Spain Struggles With Complexities of Illegal Immigration

Spain has seen a huge increase in its foreign-born population over the past decade and a half. According to the Migration Information Source, the percent foreign-born boomed from 3 percent in 1999 to almost 14 percent in 2009 (slightly higher than the United States). An estimated 500,000 of these people (about 8 percent of the foreign-born) are undocumented immigrants and, according to the AFP news source, life is about to get harder for them than it already is.
Spain takes pride in its universal health care but Europe's debt crisis has spurred tough budget cuts that will bring sometimes life-saving treatment for illegal immigrants to an abrupt end.Prime Minister Mariano Rajoy's government, faced with soaring unemployment, rising debt and a slide into recession, has launched an austerity plan aimed at cutting the deficit from 8.5 percent of GDP last year to 5.3 percent in 2012.
To achieve the package's target of cutting health expenditure by seven billion euros ($9.3 billion), onlylegal immigrants will retain health coverage as of September 1.
Among illegal immigrants, only children, pregnant women and emergency cases will qualify for free treatment.
"This will only put Spain on a par with other European Union countries," according to Health Minister Ana Mato.
The measure will leave half a million illegal immigrants who have been counting on Spain's health coverage with no safety net, and several organisations have been sounding alarm bells.

Of course, readers in the US will say: What?
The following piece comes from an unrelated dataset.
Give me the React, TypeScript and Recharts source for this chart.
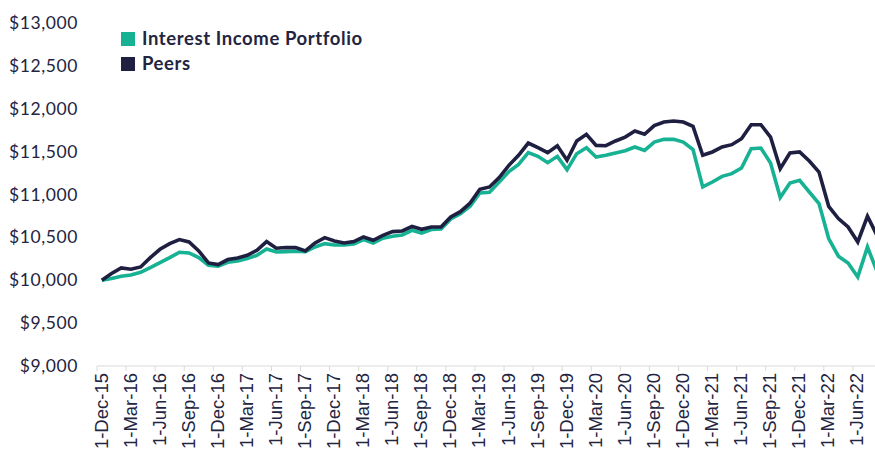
import React from "react";
import { LineChart, Line, XAxis, YAxis } from "recharts";

const months = [
  "Dec-15","Jan-16","Feb-16","Mar-16","Apr-16","May-16","Jun-16","Jul-16","Aug-16","Sep-16","Oct-16","Nov-16",
  "Dec-16","Jan-17","Feb-17","Mar-17","Apr-17","May-17","Jun-17","Jul-17","Aug-17","Sep-17","Oct-17","Nov-17",
  "Dec-17","Jan-18","Feb-18","Mar-18","Apr-18","May-18","Jun-18","Jul-18","Aug-18","Sep-18","Oct-18","Nov-18",
  "Dec-18","Jan-19","Feb-19","Mar-19","Apr-19","May-19","Jun-19","Jul-19","Aug-19","Sep-19","Oct-19","Nov-19",
  "Dec-19","Jan-20","Feb-20","Mar-20","Apr-20","May-20","Jun-20","Jul-20","Aug-20","Sep-20","Oct-20","Nov-20",
  "Dec-20","Jan-21","Feb-21","Mar-21","Apr-21","May-21","Jun-21","Jul-21","Aug-21","Sep-21","Oct-21","Nov-21",
  "Dec-21","Jan-22","Feb-22","Mar-22","Apr-22","May-22","Jun-22","Jul-22","Aug-22",
];

const portfolio = [
  10000, 10020, 10047, 10062, 10093, 10148, 10206, 10264, 10326, 10318,
  10264, 10175, 10163, 10210, 10225, 10253, 10291, 10365, 10330, 10334,
  10338, 10334, 10388, 10427, 10411, 10411, 10423, 10474, 10435, 10490,
  10513, 10528, 10583, 10551, 10591, 10598, 10715, 10777, 10862, 11018,
  11026, 11146, 11267, 11352, 11488, 11445, 11371, 11445, 11290, 11476,
  11546, 11437, 11457, 11484, 11511, 11554, 11515, 11612, 11643, 11643,
  11612, 11523, 11088, 11146, 11212, 11243, 11309, 11535, 11542, 11367,
  10964, 11134, 11165, 11029, 10894, 10486, 10280, 10202, 10039, 10388,
  10098,
];

const peers = [
  10000, 10078, 10143, 10128, 10155, 10264, 10361, 10427, 10474, 10446,
  10342, 10202, 10183, 10241, 10260, 10291, 10350, 10451, 10373, 10381,
  10381, 10342, 10435, 10497, 10458, 10435, 10451, 10505, 10466, 10524,
  10567, 10575, 10629, 10594, 10621, 10621, 10738, 10800, 10901, 11061,
  11088, 11197, 11340, 11457, 11600, 11546, 11488, 11569, 11399, 11624,
  11702, 11573, 11569, 11624, 11670, 11740, 11702, 11803, 11845, 11857,
  11845, 11795, 11457, 11496, 11554, 11581, 11651, 11814, 11814, 11670,
  11302, 11484, 11496, 11391, 11262, 10862, 10719, 10621, 10446, 10746,
  10520,
];

const xTickLabels = [
  "1-Dec-15","1-Mar-16","1-Jun-16","1-Sep-16","1-Dec-16","1-Mar-17","1-Jun-17","1-Sep-17","1-Dec-17",
  "1-Mar-18","1-Jun-18","1-Sep-18","1-Dec-18","1-Mar-19","1-Jun-19","1-Sep-19","1-Dec-19","1-Mar-20",
  "1-Jun-20","1-Sep-20","1-Dec-20","1-Mar-21","1-Jun-21","1-Sep-21","1-Dec-21","1-Mar-22","1-Jun-22",
];

const yTicks = [9000, 9500, 10000, 10500, 11000, 11500, 12000, 12500, 13000];

const seriesNames = ["Interest Income Portfolio", "Peers"];

const GREEN = "#17b193";
const NAVY = "#1f2041";
const TEXT = "#23243f";

const data = months.map((m, i) => ({
  month: m,
  x: i + 0.5,
  portfolio: portfolio[i],
  peers: peers[i],
}));

const xTicks = xTickLabels.map((_, k) => k * 3);

const XTick = (props: any) => {
  const { x, y, payload } = props;
  const label = xTickLabels[Math.round(payload.value / 3)] ?? "";
  return (
    <g transform={`translate(${x},${y})`}>
      <text
        transform="rotate(-90)"
        textAnchor="end"
        x={0}
        y={0}
        dy={10.5}
        fontFamily="'Liberation Sans', Arial, sans-serif"
        fontSize={18.5}
        fill={TEXT}
      >
        {label}
      </text>
    </g>
  );
};

const YTick = (props: any) => {
  const { y, payload } = props;
  return (
    <text
      x={78}
      y={y}
      dy={6}
      textAnchor="end"
      fontFamily="Lato, sans-serif"
      fontSize={17.5}
      letterSpacing={0.6}
      fill={TEXT}
    >
      {"$" + payload.value.toLocaleString("en-US")}
    </text>
  );
};

export default function App() {
  return (
    <div
      style={{
        position: "fixed",
        left: 0,
        top: 0,
        width: 875,
        height: 453,
        overflow: "hidden",
        background: "#ffffff",
      }}
    >
      <LineChart
        width={882}
        height={453}
        data={data}
        margin={{ top: 23, right: 0, bottom: 0, left: 0 }}
      >
        <XAxis
          dataKey="x"
          type="number"
          domain={[0, 81]}
          ticks={xTicks}
          interval={0}
          allowDataOverflow
          height={87}
          tickSize={5}
          tickMargin={2}
          stroke="#d9d9d9"
          tickLine={{ stroke: "#d9d9d9" }}
          axisLine={{ stroke: "#d9d9d9" }}
          tick={<XTick />}
        />
        <YAxis
          type="number"
          domain={[9000, 13000]}
          ticks={yTicks}
          interval={0}
          width={97}
          axisLine={false}
          tickLine={false}
          tick={<YTick />}
        />
        <Line
          type="linear"
          dataKey="portfolio"
          name={seriesNames[0]}
          stroke={GREEN}
          strokeWidth={3.6}
          dot={false}
          activeDot={false}
          isAnimationActive={false}
        />
        <Line
          type="linear"
          dataKey="peers"
          name={seriesNames[1]}
          stroke={NAVY}
          strokeWidth={3.6}
          dot={false}
          activeDot={false}
          isAnimationActive={false}
        />
      </LineChart>
      <div
        style={{
          position: "absolute",
          left: 121,
          top: 26,
          fontFamily: "Lato, sans-serif",
          fontWeight: 700,
          fontSize: 18.5,
          letterSpacing: 0.6,
          color: TEXT,
          lineHeight: "25px",
        }}
      >
        {seriesNames.map((n, i) => (
          <div key={n} style={{ display: "flex", alignItems: "center", height: 25 }}>
            <span
              style={{
                display: "inline-block",
                width: 14,
                height: 14,
                background: i === 0 ? GREEN : NAVY,
                marginRight: 7,
              }}
            />
            <span>{n}</span>
          </div>
        ))}
      </div>
    </div>
  );
}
Illegal immigrants have had access to health care? However, the fact that even minimal health care is provided--rather than just throwing them out of the country--exemplifies the realization in Spain and other rich countries that this is a badly exploited group of people. They have filled labor holes in countries that are aging demographically, but which are not willing to face up to that demographic reality by changing the laws regarding who can migrate legally. We might call it something like "compassionate xenophobia."